After several months visiting Salt Lake City and the adjoining towns, Burton set off for California by way of Tooele, the Salt Flats, Reno (then still known as Mormon Station), and the passes of the Sierra Nevadas. He reported that as long as he was in Mormon Territory (to the summit of the California Sierras) he was warmly welcomed and well treated by Mormon settlers. But as Mormondom petered out in the California mountains, he again began encountering the typical uneducated, ignorant, slovenly, and ill-spoken Americans he held in such contempt.

Burton's interesting and well-written book was widely distributed at the time of its publication. It had nothing but praise for Mormon leadership and society, and accomplishments in taming the desert -- and for the Mormon way of life. It is astonishing that it seems to have had so little effect on the thinking of American Congressmen and other policy makers, who continued in the thrall of anti-Mormon writers purveying a brand of nonsense regarding the Church, its leaders, and its doctrines.

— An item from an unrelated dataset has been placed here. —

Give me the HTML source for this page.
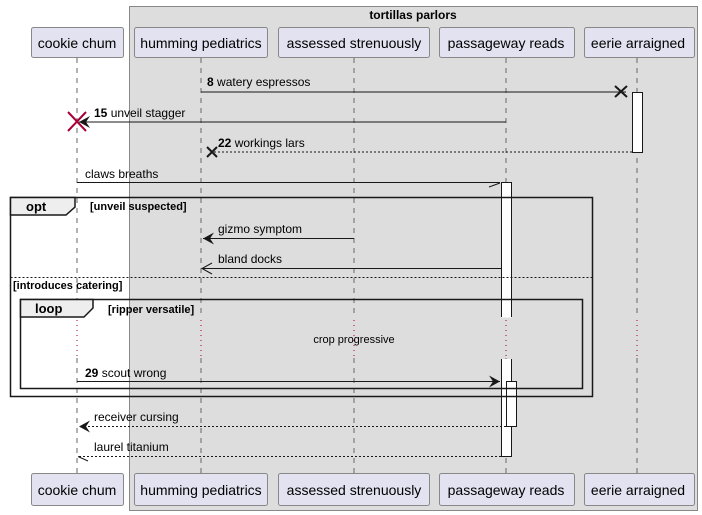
<!DOCTYPE html>
<html><head><style>
html,body{margin:0;padding:0;background:#fff;}
svg{display:block;font-family:"Liberation Sans",sans-serif;}
</style></head><body>
<svg width="702" height="515" viewBox="0 0 702 515" xmlns="http://www.w3.org/2000/svg">
<defs>
<marker id="af" markerWidth="14" markerHeight="12" refX="11" refY="6" orient="auto" markerUnits="userSpaceOnUse">
<path d="M0,0 L11,6 L0,12 L4,6 Z" fill="#181818"/></marker>
</defs>
<rect x="129.5" y="6.5" width="568" height="504" fill="#dddddd" stroke="#888" stroke-width="1"/>
<text x="413" y="19" font-size="12" font-weight="bold" text-anchor="middle" fill="#000">tortillas parlors</text>
<g stroke="#666" stroke-dasharray="5,5" stroke-width="1">
<line x1="77" y1="58" x2="77" y2="318"/><line x1="77" y1="358" x2="77" y2="473"/>
<line x1="201" y1="58" x2="201" y2="318"/><line x1="201" y1="358" x2="201" y2="473"/>
<line x1="354" y1="58" x2="354" y2="318"/><line x1="354" y1="358" x2="354" y2="473"/>
<line x1="506" y1="58" x2="506" y2="318"/><line x1="506" y1="358" x2="506" y2="473"/>
<line x1="637" y1="58" x2="637" y2="318"/><line x1="637" y1="358" x2="637" y2="473"/>
</g>
<g fill="#e2e2f0" stroke="#888" stroke-width="1">
<rect x="31.5" y="27.5" width="92" height="30" rx="2"/>
<rect x="134.5" y="27.5" width="133" height="30" rx="2"/>
<rect x="278.5" y="27.5" width="151" height="30" rx="2"/>
<rect x="439.5" y="27.5" width="135" height="30" rx="2"/>
<rect x="584.5" y="27.5" width="110" height="30" rx="2"/>
<rect x="31.5" y="473.5" width="92" height="32" rx="2"/>
<rect x="134.5" y="473.5" width="133" height="32" rx="2"/>
<rect x="278.5" y="473.5" width="151" height="32" rx="2"/>
<rect x="439.5" y="473.5" width="135" height="32" rx="2"/>
<rect x="584.5" y="473.5" width="110" height="32" rx="2"/>
</g>
<g font-size="14" fill="#000" text-anchor="middle">
<text x="77" y="48">cookie chum</text><text x="201" y="48">humming pediatrics</text><text x="354" y="48">assessed strenuously</text><text x="506" y="48">passageway reads</text><text x="638" y="48">eerie arraigned</text>
<text x="77" y="495">cookie chum</text><text x="201" y="495">humming pediatrics</text><text x="354" y="495">assessed strenuously</text><text x="506" y="495">passageway reads</text><text x="638" y="495">eerie arraigned</text>
</g>
<!-- dotted break lines -->
<g stroke="#a80036" stroke-dasharray="1,4">
<line x1="77" y1="320" x2="77" y2="358"/>
<line x1="201" y1="320" x2="201" y2="358"/>
<line x1="354" y1="320" x2="354" y2="358"/>
<line x1="506" y1="320" x2="506" y2="358"/>
<line x1="637" y1="320" x2="637" y2="358"/>
</g>
<!-- activations -->
<rect x="632.5" y="92.5" width="10" height="60" fill="#fff" stroke="#181818"/>
<rect x="501.5" y="182.5" width="10" height="135" fill="#fff" stroke="none"/>
<path d="M501.5,317 L501.5,182.5 L511.5,182.5 L511.5,317" fill="none" stroke="#181818"/>
<rect x="501.5" y="359" width="10" height="97.5" fill="#fff" stroke="none"/>
<path d="M501.5,359 L501.5,456.5 L511.5,456.5 L511.5,359" fill="none" stroke="#181818"/>
<rect x="506.5" y="381.5" width="10" height="45" fill="#fff" stroke="#181818"/>
<!-- messages -->
<g stroke="#181818" stroke-width="1" fill="none">
<line x1="201" y1="92" x2="626" y2="92"/>
<path d="M615,86 L627,97 M615,97 L627,86" stroke-width="2"/>
<line x1="506" y1="122" x2="79" y2="122" marker-end="url(#af)"/>
<path d="M68,112 L86,131 M68,131 L86,112" stroke="#a80036" stroke-width="2"/>
<line x1="632" y1="152" x2="212" y2="152" stroke-dasharray="2,2"/>
<path d="M207,147 L217,157 M207,157 L217,147" stroke-width="2"/>
<line x1="77" y1="182.5" x2="500" y2="182.5"/>
<path d="M489,187 L500,183"/>
<line x1="354" y1="238.5" x2="203" y2="238.5" marker-end="url(#af)"/>
<line x1="501" y1="268.5" x2="202" y2="268.5"/>
<path d="M212,263 L202,268.5 L212,274"/>
<line x1="77" y1="381.5" x2="500" y2="381.5" marker-end="url(#af)"/>
<line x1="506" y1="426.5" x2="79" y2="426.5" stroke-dasharray="2,2" marker-end="url(#af)"/>
<line x1="501" y1="456.5" x2="78" y2="456.5" stroke-dasharray="2,2"/>
<path d="M78,456.5 L88,461"/>
</g>
<g font-size="12" fill="#000">
<text x="207" y="86"><tspan font-weight="bold">8</tspan> watery espressos</text>
<text x="94" y="117"><tspan font-weight="bold">15</tspan> unveil stagger</text>
<text x="218" y="147"><tspan font-weight="bold">22</tspan> workings lars</text>
<text x="85" y="178">claws breaths</text>
<text x="218" y="233">gizmo symptom</text>
<text x="218" y="263">bland docks</text>
<text x="85" y="377"><tspan font-weight="bold">29</tspan> scout wrong</text>
<text x="94" y="421">receiver cursing</text>
<text x="94" y="451">laurel titanium</text>
<text x="354" y="343" font-size="11" text-anchor="middle">crop progressive</text>
</g>
<!-- frames -->
<g stroke="#181818" fill="none">
<rect x="10.5" y="197.5" width="582" height="199" stroke-width="1.5"/>
<path d="M10.5,197.5 L75,197.5 L75,207 L66,215 L10.5,215 Z" fill="#eeeeee" stroke-width="1.5"/>
<line x1="10.5" y1="277.5" x2="592.5" y2="277.5" stroke-dasharray="2,2" stroke-width="1"/>
<rect x="20.5" y="299.5" width="562" height="89" stroke-width="1.5"/>
<path d="M20.5,299.5 L93,299.5 L93,308 L84,317 L20.5,317 Z" fill="#eeeeee" stroke-width="1.5"/>
</g>
<g font-size="11" font-weight="bold" fill="#000">
<text x="26" y="211" font-size="13">opt</text>
<text x="90" y="210">[unveil suspected]</text>
<text x="13" y="289">[introduces catering]</text>
<text x="35" y="313" font-size="13">loop</text>
<text x="108" y="313">[ripper versatile]</text>
</g>
</svg>
</body></html>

That educated military officers of the U.S. government living so close to LDS Church Headquarters could, as reported by Burton, hold contrary-to-fact beliefs, invented by enemies of the Church primarily to keep Utah out of the Union -- which they succeeded in doing for another thirty-three years following Burton's visit, simply shows predominance of prejudice over man's willingness to exert a little effort to ascertain the truth -- even when the truth is close at hand.